BEGIN

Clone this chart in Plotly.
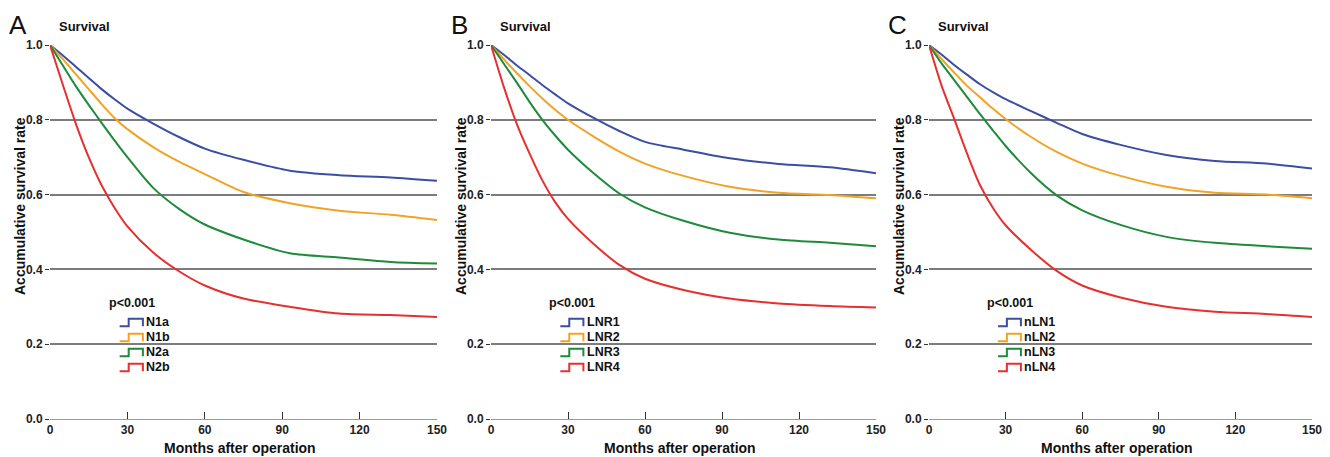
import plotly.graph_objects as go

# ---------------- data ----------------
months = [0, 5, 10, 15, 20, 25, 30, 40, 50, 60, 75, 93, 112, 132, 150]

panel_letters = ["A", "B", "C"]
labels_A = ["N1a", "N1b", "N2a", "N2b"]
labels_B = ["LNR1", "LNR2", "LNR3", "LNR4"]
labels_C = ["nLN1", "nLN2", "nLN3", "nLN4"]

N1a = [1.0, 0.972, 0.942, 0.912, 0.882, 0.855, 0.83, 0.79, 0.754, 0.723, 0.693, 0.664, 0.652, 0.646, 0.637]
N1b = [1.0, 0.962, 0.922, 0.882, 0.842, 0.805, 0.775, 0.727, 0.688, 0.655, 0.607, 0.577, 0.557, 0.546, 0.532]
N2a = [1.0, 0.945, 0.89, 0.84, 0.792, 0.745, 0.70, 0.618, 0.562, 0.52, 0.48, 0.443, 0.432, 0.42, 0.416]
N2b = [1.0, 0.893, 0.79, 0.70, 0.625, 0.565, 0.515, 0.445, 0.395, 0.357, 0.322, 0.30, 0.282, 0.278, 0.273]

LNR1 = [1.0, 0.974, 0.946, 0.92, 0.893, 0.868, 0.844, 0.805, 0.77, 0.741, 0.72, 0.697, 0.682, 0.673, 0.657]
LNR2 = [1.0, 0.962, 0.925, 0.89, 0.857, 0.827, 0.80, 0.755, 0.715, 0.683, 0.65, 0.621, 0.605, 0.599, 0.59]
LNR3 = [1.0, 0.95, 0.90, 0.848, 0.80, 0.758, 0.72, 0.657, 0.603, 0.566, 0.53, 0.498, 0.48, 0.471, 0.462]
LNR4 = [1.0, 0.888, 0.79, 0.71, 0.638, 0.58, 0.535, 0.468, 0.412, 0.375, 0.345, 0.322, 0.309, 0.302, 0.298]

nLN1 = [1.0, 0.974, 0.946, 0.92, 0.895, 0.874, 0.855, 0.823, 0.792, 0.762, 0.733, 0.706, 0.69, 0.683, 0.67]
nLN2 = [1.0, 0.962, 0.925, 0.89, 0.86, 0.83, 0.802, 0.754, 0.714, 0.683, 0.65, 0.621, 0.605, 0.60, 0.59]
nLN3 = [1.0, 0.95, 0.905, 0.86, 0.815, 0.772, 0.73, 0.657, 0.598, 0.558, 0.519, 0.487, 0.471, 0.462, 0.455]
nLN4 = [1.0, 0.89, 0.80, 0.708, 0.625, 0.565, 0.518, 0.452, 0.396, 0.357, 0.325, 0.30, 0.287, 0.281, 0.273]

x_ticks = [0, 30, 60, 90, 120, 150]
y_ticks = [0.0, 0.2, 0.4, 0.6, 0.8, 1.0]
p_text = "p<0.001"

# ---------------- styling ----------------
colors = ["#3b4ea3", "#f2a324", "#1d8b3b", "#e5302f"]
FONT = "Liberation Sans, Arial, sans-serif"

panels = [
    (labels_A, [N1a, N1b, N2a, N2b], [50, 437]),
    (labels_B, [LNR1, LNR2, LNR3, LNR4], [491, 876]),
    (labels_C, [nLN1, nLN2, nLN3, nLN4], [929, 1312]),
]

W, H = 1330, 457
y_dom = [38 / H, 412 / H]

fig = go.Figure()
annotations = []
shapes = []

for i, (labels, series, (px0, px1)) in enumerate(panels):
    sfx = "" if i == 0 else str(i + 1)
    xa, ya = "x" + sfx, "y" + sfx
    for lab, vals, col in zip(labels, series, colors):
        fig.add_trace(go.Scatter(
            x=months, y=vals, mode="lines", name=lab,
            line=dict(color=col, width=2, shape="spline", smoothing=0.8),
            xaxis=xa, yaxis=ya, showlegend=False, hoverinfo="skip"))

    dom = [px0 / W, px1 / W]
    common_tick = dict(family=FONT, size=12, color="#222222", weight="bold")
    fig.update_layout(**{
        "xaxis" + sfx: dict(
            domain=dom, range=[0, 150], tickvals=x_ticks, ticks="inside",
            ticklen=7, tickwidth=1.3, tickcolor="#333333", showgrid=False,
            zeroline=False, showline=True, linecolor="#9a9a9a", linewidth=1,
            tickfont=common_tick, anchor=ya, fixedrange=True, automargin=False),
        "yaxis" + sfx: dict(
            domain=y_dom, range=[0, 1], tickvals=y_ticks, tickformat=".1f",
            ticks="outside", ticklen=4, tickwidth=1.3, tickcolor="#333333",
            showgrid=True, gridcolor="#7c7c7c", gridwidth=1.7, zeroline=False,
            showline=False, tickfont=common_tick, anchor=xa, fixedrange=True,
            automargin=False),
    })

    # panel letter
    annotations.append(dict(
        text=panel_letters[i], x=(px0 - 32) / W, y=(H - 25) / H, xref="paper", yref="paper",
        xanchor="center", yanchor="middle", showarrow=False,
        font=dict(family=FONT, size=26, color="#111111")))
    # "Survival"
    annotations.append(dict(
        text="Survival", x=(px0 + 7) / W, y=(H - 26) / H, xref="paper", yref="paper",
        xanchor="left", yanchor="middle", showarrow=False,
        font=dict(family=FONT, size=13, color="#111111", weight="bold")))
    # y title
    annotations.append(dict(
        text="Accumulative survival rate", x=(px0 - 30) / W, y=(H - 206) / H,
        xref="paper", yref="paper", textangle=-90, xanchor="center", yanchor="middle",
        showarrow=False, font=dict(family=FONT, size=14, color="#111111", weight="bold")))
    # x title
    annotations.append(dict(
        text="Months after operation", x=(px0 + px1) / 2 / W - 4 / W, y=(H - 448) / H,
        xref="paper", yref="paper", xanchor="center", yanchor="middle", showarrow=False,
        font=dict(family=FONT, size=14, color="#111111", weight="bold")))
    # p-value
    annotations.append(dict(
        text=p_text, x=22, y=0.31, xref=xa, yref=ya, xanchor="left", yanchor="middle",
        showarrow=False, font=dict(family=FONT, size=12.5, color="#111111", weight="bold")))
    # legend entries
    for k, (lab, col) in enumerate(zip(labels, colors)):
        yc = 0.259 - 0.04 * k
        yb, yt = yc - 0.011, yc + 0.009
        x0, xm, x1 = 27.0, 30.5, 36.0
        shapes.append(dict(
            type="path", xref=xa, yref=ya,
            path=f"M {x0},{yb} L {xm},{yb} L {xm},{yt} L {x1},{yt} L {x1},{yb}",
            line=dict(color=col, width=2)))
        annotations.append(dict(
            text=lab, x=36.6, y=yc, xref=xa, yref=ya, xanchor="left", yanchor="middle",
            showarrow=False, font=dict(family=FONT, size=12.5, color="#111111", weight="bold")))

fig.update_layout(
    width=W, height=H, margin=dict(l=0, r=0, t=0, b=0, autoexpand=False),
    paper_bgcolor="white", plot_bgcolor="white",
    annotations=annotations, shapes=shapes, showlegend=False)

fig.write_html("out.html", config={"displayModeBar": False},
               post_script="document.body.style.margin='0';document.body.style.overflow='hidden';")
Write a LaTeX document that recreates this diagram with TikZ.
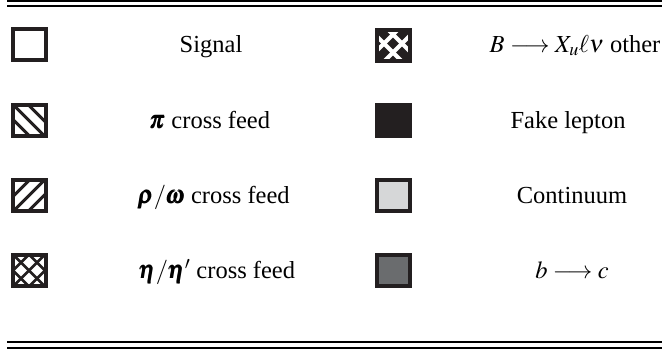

END

**Work to complete**
Reproduce the entries exactly. Do not carry over any picture.

**Result**
Clone this chart in Plotly.
import plotly.graph_objects as go

# ---------------- data ----------------
months = [0, 5, 10, 15, 20, 25, 30, 40, 50, 60, 75, 93, 112, 132, 150]

panel_letters = ["A", "B", "C"]
labels_A = ["N1a", "N1b", "N2a", "N2b"]
labels_B = ["LNR1", "LNR2", "LNR3", "LNR4"]
labels_C = ["nLN1", "nLN2", "nLN3", "nLN4"]

N1a = [1.0, 0.972, 0.942, 0.912, 0.882, 0.855, 0.83, 0.79, 0.754, 0.723, 0.693, 0.664, 0.652, 0.646, 0.637]
N1b = [1.0, 0.962, 0.922, 0.882, 0.842, 0.805, 0.775, 0.727, 0.688, 0.655, 0.607, 0.577, 0.557, 0.546, 0.532]
N2a = [1.0, 0.945, 0.89, 0.84, 0.792, 0.745, 0.70, 0.618, 0.562, 0.52, 0.48, 0.443, 0.432, 0.42, 0.416]
N2b = [1.0, 0.893, 0.79, 0.70, 0.625, 0.565, 0.515, 0.445, 0.395, 0.357, 0.322, 0.30, 0.282, 0.278, 0.273]

LNR1 = [1.0, 0.974, 0.946, 0.92, 0.893, 0.868, 0.844, 0.805, 0.77, 0.741, 0.72, 0.697, 0.682, 0.673, 0.657]
LNR2 = [1.0, 0.962, 0.925, 0.89, 0.857, 0.827, 0.80, 0.755, 0.715, 0.683, 0.65, 0.621, 0.605, 0.599, 0.59]
LNR3 = [1.0, 0.95, 0.90, 0.848, 0.80, 0.758, 0.72, 0.657, 0.603, 0.566, 0.53, 0.498, 0.48, 0.471, 0.462]
LNR4 = [1.0, 0.888, 0.79, 0.71, 0.638, 0.58, 0.535, 0.468, 0.412, 0.375, 0.345, 0.322, 0.309, 0.302, 0.298]

nLN1 = [1.0, 0.974, 0.946, 0.92, 0.895, 0.874, 0.855, 0.823, 0.792, 0.762, 0.733, 0.706, 0.69, 0.683, 0.67]
nLN2 = [1.0, 0.962, 0.925, 0.89, 0.86, 0.83, 0.802, 0.754, 0.714, 0.683, 0.65, 0.621, 0.605, 0.60, 0.59]
nLN3 = [1.0, 0.95, 0.905, 0.86, 0.815, 0.772, 0.73, 0.657, 0.598, 0.558, 0.519, 0.487, 0.471, 0.462, 0.455]
nLN4 = [1.0, 0.89, 0.80, 0.708, 0.625, 0.565, 0.518, 0.452, 0.396, 0.357, 0.325, 0.30, 0.287, 0.281, 0.273]

x_ticks = [0, 30, 60, 90, 120, 150]
y_ticks = [0.0, 0.2, 0.4, 0.6, 0.8, 1.0]
p_text = "p<0.001"

# ---------------- styling ----------------
colors = ["#3b4ea3", "#f2a324", "#1d8b3b", "#e5302f"]
FONT = "Liberation Sans, Arial, sans-serif"

panels = [
    (labels_A, [N1a, N1b, N2a, N2b], [50, 437]),
    (labels_B, [LNR1, LNR2, LNR3, LNR4], [491, 876]),
    (labels_C, [nLN1, nLN2, nLN3, nLN4], [929, 1312]),
]

W, H = 1330, 457
y_dom = [38 / H, 412 / H]

fig = go.Figure()
annotations = []
shapes = []

for i, (labels, series, (px0, px1)) in enumerate(panels):
    sfx = "" if i == 0 else str(i + 1)
    xa, ya = "x" + sfx, "y" + sfx
    for lab, vals, col in zip(labels, series, colors):
        fig.add_trace(go.Scatter(
            x=months, y=vals, mode="lines", name=lab,
            line=dict(color=col, width=2, shape="spline", smoothing=0.8),
            xaxis=xa, yaxis=ya, showlegend=False, hoverinfo="skip"))

    dom = [px0 / W, px1 / W]
    common_tick = dict(family=FONT, size=12, color="#222222", weight="bold")
    fig.update_layout(**{
        "xaxis" + sfx: dict(
            domain=dom, range=[0, 150], tickvals=x_ticks, ticks="inside",
            ticklen=7, tickwidth=1.3, tickcolor="#333333", showgrid=False,
            zeroline=False, showline=True, linecolor="#9a9a9a", linewidth=1,
            tickfont=common_tick, anchor=ya, fixedrange=True, automargin=False),
        "yaxis" + sfx: dict(
            domain=y_dom, range=[0, 1], tickvals=y_ticks, tickformat=".1f",
            ticks="outside", ticklen=4, tickwidth=1.3, tickcolor="#333333",
            showgrid=True, gridcolor="#7c7c7c", gridwidth=1.7, zeroline=False,
            showline=False, tickfont=common_tick, anchor=xa, fixedrange=True,
            automargin=False),
    })

    # panel letter
    annotations.append(dict(
        text=panel_letters[i], x=(px0 - 32) / W, y=(H - 25) / H, xref="paper", yref="paper",
        xanchor="center", yanchor="middle", showarrow=False,
        font=dict(family=FONT, size=26, color="#111111")))
    # "Survival"
    annotations.append(dict(
        text="Survival", x=(px0 + 7) / W, y=(H - 26) / H, xref="paper", yref="paper",
        xanchor="left", yanchor="middle", showarrow=False,
        font=dict(family=FONT, size=13, color="#111111", weight="bold")))
    # y title
    annotations.append(dict(
        text="Accumulative survival rate", x=(px0 - 30) / W, y=(H - 206) / H,
        xref="paper", yref="paper", textangle=-90, xanchor="center", yanchor="middle",
        showarrow=False, font=dict(family=FONT, size=14, color="#111111", weight="bold")))
    # x title
    annotations.append(dict(
        text="Months after operation", x=(px0 + px1) / 2 / W - 4 / W, y=(H - 448) / H,
        xref="paper", yref="paper", xanchor="center", yanchor="middle", showarrow=False,
        font=dict(family=FONT, size=14, color="#111111", weight="bold")))
    # p-value
    annotations.append(dict(
        text=p_text, x=22, y=0.31, xref=xa, yref=ya, xanchor="left", yanchor="middle",
        showarrow=False, font=dict(family=FONT, size=12.5, color="#111111", weight="bold")))
    # legend entries
    for k, (lab, col) in enumerate(zip(labels, colors)):
        yc = 0.259 - 0.04 * k
        yb, yt = yc - 0.011, yc + 0.009
        x0, xm, x1 = 27.0, 30.5, 36.0
        shapes.append(dict(
            type="path", xref=xa, yref=ya,
            path=f"M {x0},{yb} L {xm},{yb} L {xm},{yt} L {x1},{yt} L {x1},{yb}",
            line=dict(color=col, width=2)))
        annotations.append(dict(
            text=lab, x=36.6, y=yc, xref=xa, yref=ya, xanchor="left", yanchor="middle",
            showarrow=False, font=dict(family=FONT, size=12.5, color="#111111", weight="bold")))

fig.update_layout(
    width=W, height=H, margin=dict(l=0, r=0, t=0, b=0, autoexpand=False),
    paper_bgcolor="white", plot_bgcolor="white",
    annotations=annotations, shapes=shapes, showlegend=False)

fig.write_html("out.html", config={"displayModeBar": False},
               post_script="document.body.style.margin='0';document.body.style.overflow='hidden';")
Write a LaTeX document that recreates this diagram with TikZ.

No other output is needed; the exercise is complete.